--- START Given records ---
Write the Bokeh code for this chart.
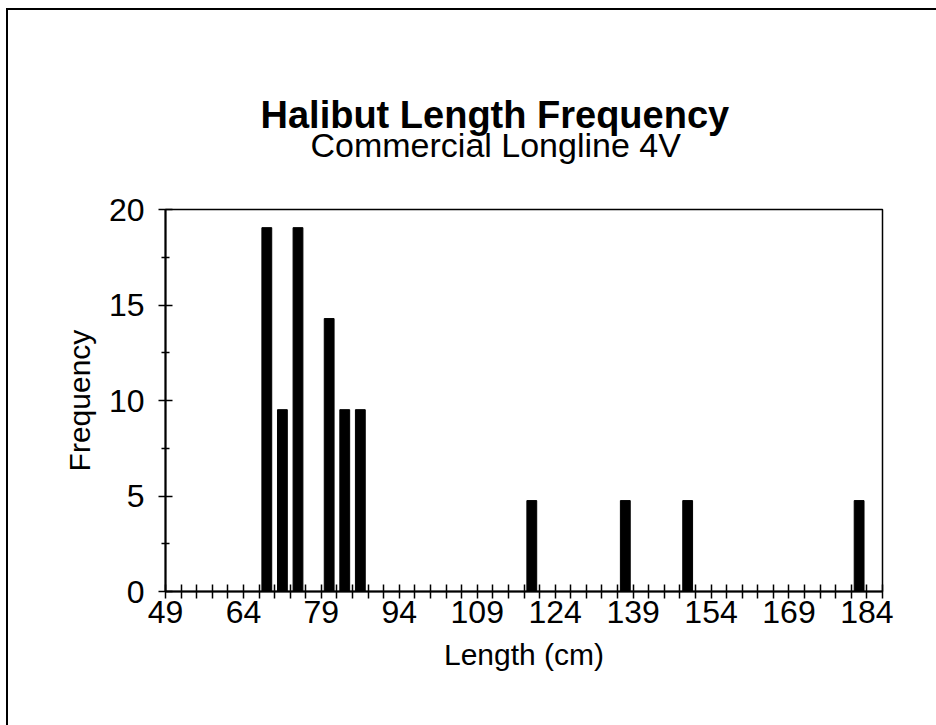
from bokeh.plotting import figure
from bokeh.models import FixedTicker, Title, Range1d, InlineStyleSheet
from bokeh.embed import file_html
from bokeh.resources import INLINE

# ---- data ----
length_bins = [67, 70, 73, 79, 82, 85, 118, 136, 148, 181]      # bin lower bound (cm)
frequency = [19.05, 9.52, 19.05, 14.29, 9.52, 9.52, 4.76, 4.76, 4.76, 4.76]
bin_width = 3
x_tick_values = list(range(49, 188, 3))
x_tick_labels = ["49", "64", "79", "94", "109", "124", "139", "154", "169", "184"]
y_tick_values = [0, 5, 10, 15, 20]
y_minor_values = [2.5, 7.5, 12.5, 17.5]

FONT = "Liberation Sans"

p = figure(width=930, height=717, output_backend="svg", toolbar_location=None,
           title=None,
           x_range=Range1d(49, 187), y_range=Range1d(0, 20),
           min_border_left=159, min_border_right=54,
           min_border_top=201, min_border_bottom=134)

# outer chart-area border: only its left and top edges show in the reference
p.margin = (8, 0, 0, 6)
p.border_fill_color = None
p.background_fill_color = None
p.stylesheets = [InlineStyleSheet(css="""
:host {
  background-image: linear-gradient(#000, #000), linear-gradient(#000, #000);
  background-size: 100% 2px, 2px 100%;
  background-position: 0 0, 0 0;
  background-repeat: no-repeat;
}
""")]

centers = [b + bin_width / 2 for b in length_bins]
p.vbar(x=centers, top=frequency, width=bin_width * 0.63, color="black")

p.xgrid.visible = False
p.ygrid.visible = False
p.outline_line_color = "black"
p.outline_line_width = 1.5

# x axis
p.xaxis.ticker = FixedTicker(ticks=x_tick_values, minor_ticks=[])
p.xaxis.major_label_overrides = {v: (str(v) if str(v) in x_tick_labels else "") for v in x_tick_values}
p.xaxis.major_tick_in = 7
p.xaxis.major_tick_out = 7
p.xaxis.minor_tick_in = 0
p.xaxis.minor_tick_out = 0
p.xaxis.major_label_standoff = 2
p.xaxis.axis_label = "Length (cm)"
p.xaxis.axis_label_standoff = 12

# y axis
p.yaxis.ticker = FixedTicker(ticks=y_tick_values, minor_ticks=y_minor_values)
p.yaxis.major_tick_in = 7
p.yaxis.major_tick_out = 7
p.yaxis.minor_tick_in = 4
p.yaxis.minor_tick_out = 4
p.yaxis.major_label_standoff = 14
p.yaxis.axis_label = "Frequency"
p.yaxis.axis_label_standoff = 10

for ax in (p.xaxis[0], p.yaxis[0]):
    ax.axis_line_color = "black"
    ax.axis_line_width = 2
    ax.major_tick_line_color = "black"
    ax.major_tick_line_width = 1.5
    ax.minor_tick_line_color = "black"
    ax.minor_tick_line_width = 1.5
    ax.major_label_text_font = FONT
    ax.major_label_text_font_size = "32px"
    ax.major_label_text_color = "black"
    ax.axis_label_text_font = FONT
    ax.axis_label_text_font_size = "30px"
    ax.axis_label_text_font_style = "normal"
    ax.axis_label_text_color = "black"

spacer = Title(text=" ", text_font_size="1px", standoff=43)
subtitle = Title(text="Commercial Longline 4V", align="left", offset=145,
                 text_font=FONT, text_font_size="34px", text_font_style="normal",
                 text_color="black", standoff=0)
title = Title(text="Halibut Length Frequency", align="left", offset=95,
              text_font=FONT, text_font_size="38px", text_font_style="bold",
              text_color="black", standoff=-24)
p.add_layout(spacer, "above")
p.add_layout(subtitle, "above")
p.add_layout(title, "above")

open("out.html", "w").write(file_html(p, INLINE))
--- END Given records ---
--- START Given records ---
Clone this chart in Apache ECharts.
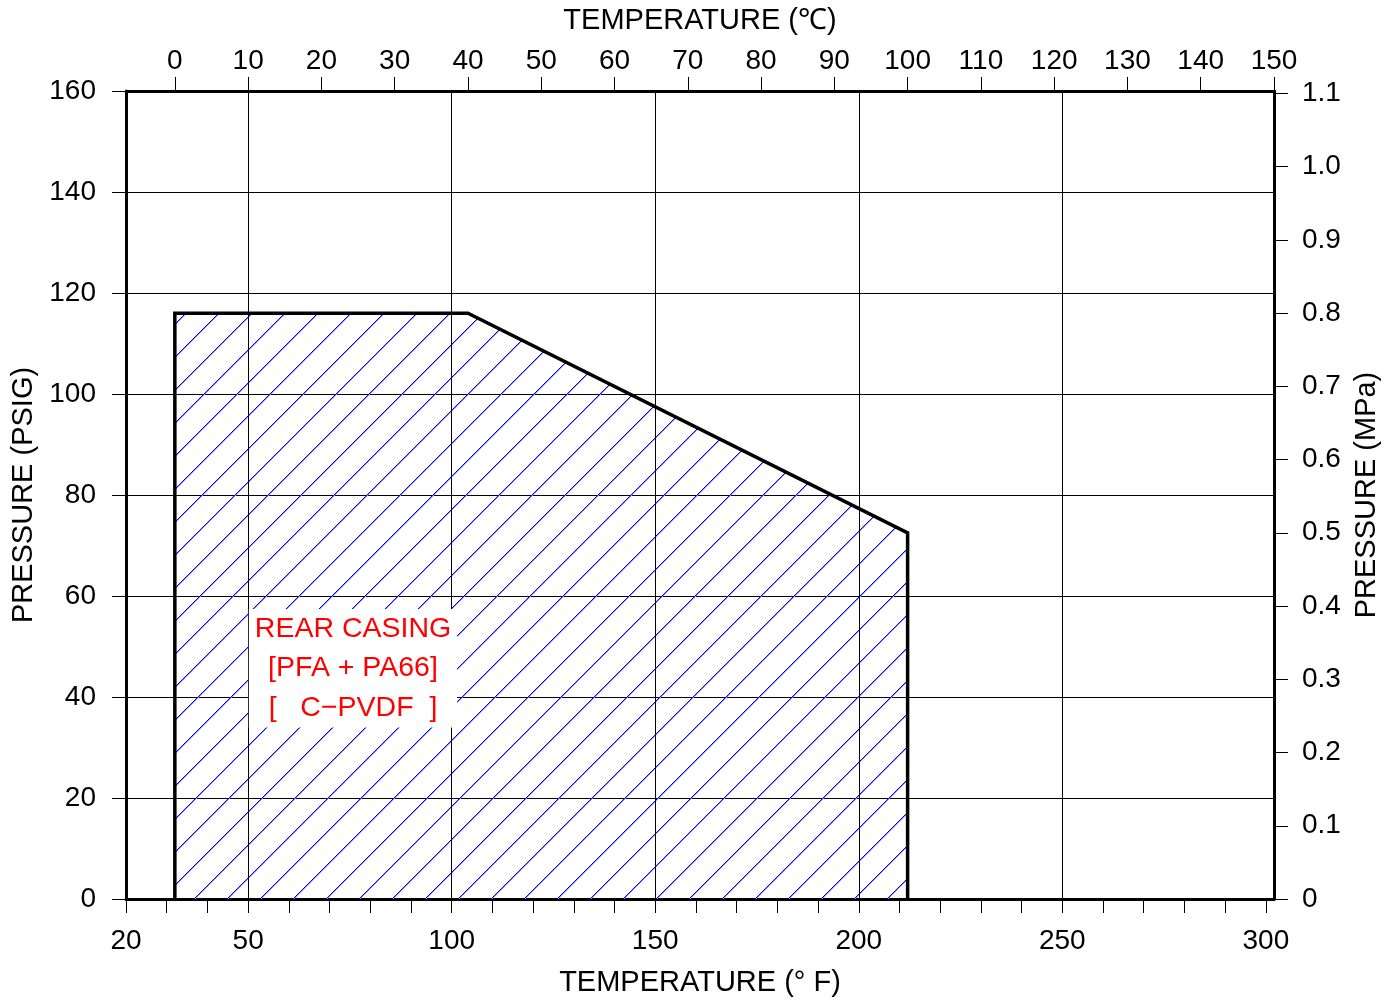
--- END Given records ---
--- START Given records ---
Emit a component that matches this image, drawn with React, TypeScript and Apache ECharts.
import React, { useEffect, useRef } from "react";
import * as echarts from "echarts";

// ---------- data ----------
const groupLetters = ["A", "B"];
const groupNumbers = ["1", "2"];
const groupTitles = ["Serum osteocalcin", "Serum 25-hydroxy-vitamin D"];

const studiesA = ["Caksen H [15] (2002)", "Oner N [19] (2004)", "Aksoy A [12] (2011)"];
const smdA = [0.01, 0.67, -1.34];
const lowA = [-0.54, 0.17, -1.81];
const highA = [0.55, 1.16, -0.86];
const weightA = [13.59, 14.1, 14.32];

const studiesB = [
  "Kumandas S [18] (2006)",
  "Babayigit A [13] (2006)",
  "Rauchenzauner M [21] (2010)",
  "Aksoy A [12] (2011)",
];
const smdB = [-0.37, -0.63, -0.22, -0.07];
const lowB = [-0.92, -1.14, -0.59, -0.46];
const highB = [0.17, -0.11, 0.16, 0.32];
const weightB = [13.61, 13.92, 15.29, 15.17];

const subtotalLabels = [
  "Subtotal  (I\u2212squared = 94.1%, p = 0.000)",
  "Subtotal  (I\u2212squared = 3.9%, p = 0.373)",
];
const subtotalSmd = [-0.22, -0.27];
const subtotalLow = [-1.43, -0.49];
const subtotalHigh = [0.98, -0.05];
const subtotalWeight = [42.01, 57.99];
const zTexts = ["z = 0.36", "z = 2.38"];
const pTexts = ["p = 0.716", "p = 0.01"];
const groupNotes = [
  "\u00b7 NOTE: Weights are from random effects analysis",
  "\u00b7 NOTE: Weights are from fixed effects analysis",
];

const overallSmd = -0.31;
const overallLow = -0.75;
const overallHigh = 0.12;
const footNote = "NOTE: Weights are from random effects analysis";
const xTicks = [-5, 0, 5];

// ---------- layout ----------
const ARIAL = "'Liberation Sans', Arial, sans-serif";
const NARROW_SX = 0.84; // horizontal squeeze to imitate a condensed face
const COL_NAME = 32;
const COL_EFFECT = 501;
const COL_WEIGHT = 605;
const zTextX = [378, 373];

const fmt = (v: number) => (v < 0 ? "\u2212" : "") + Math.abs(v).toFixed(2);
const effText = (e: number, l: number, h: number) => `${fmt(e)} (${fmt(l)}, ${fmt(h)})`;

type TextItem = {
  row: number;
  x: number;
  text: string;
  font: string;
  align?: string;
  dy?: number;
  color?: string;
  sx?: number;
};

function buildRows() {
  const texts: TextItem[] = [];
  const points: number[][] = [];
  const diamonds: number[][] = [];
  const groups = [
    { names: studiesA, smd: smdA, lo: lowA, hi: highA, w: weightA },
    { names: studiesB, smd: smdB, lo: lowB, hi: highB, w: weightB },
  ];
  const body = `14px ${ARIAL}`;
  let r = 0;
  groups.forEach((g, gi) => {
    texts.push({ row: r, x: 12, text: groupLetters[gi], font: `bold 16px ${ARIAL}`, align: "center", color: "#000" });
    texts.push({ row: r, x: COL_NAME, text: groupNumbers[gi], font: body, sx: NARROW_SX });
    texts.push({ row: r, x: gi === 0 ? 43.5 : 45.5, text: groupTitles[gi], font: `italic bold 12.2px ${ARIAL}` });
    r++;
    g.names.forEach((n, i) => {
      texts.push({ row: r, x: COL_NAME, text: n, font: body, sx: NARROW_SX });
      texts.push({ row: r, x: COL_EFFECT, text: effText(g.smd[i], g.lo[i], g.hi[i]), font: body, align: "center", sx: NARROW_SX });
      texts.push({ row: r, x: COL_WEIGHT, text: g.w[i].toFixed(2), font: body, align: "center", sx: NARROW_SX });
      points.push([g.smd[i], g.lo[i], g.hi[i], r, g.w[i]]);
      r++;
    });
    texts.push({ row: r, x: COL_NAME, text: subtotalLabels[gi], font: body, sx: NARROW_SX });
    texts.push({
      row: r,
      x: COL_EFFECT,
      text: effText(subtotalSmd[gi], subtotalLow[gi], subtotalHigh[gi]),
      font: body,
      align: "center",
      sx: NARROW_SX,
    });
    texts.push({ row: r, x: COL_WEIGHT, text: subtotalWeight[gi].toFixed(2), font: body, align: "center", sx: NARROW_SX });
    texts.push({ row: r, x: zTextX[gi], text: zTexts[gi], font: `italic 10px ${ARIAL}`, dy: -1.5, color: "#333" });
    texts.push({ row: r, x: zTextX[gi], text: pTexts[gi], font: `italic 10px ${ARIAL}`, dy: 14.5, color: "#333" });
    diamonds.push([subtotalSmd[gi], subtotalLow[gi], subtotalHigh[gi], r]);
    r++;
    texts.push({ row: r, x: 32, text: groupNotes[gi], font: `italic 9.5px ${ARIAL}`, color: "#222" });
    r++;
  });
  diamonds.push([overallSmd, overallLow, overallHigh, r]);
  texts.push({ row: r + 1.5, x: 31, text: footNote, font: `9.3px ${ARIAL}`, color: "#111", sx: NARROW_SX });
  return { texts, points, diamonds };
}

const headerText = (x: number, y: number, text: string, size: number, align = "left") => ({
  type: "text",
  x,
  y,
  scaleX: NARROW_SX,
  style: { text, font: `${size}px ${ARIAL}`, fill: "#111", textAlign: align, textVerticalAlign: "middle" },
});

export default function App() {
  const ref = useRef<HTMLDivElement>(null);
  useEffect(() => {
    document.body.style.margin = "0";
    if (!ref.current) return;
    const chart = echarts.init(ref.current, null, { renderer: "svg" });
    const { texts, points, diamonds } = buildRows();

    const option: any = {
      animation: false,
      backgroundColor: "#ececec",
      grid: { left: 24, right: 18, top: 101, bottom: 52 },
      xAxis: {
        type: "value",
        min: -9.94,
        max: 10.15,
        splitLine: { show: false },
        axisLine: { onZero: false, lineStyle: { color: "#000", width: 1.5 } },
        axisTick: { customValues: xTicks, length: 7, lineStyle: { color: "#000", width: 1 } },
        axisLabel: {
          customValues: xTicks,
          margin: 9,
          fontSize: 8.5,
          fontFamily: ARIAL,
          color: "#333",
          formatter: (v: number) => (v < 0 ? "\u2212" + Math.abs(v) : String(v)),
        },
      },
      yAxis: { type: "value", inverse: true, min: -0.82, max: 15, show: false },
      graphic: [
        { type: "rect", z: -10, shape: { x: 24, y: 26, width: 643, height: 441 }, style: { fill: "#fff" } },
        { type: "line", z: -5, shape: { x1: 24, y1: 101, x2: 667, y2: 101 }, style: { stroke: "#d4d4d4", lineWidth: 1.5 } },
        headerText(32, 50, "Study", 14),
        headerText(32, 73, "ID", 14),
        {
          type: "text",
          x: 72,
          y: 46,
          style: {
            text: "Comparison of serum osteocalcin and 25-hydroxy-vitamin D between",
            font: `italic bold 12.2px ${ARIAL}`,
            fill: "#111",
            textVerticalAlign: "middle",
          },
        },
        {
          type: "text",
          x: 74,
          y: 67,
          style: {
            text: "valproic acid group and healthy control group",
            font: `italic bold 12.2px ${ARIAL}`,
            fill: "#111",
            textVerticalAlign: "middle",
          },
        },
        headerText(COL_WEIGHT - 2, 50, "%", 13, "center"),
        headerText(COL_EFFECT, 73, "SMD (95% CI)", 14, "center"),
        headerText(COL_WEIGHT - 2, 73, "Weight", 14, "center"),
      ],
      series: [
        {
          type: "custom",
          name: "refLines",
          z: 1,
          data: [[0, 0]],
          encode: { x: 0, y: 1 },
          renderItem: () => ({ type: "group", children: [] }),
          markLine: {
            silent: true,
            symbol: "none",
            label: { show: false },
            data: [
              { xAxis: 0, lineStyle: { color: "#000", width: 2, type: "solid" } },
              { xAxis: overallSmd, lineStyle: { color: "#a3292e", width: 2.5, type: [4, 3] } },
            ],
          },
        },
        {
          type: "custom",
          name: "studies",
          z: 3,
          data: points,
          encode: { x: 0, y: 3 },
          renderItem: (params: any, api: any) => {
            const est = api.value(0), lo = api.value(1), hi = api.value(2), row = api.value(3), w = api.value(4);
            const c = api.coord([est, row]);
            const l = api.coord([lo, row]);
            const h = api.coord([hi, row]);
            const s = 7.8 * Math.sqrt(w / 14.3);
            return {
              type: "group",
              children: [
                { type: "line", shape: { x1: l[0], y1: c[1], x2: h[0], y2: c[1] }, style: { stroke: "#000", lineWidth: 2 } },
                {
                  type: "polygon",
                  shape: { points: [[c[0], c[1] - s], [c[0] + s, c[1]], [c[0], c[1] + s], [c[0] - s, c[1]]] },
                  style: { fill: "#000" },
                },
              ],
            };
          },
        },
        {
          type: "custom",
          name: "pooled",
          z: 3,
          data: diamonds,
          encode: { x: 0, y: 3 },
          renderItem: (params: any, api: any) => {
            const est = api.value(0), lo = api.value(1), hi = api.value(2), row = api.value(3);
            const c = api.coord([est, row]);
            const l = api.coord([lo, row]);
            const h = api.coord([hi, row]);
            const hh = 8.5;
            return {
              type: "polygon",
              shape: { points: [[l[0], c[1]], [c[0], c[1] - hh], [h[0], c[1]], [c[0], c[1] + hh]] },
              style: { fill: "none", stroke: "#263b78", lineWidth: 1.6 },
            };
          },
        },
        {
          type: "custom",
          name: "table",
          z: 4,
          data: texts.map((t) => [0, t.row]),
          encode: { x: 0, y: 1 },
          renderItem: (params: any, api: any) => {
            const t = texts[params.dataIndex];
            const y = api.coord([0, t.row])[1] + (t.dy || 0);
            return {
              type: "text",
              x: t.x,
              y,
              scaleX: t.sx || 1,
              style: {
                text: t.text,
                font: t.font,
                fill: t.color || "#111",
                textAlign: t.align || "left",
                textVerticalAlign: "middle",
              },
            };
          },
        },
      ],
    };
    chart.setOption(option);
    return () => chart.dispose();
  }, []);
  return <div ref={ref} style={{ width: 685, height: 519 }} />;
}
--- END Given records ---
→ **Do this**: Reproduce only the lines running from the one that has "Write the Bokeh code for this chart." through the one that has "from bokeh.resources import INLINE", ends included. Any pictures in that stretch should not be copied.

→ **Finished answer**:
Write the Bokeh code for this chart.
from bokeh.plotting import figure
from bokeh.models import FixedTicker, Title, Range1d, InlineStyleSheet
from bokeh.embed import file_html
from bokeh.resources import INLINE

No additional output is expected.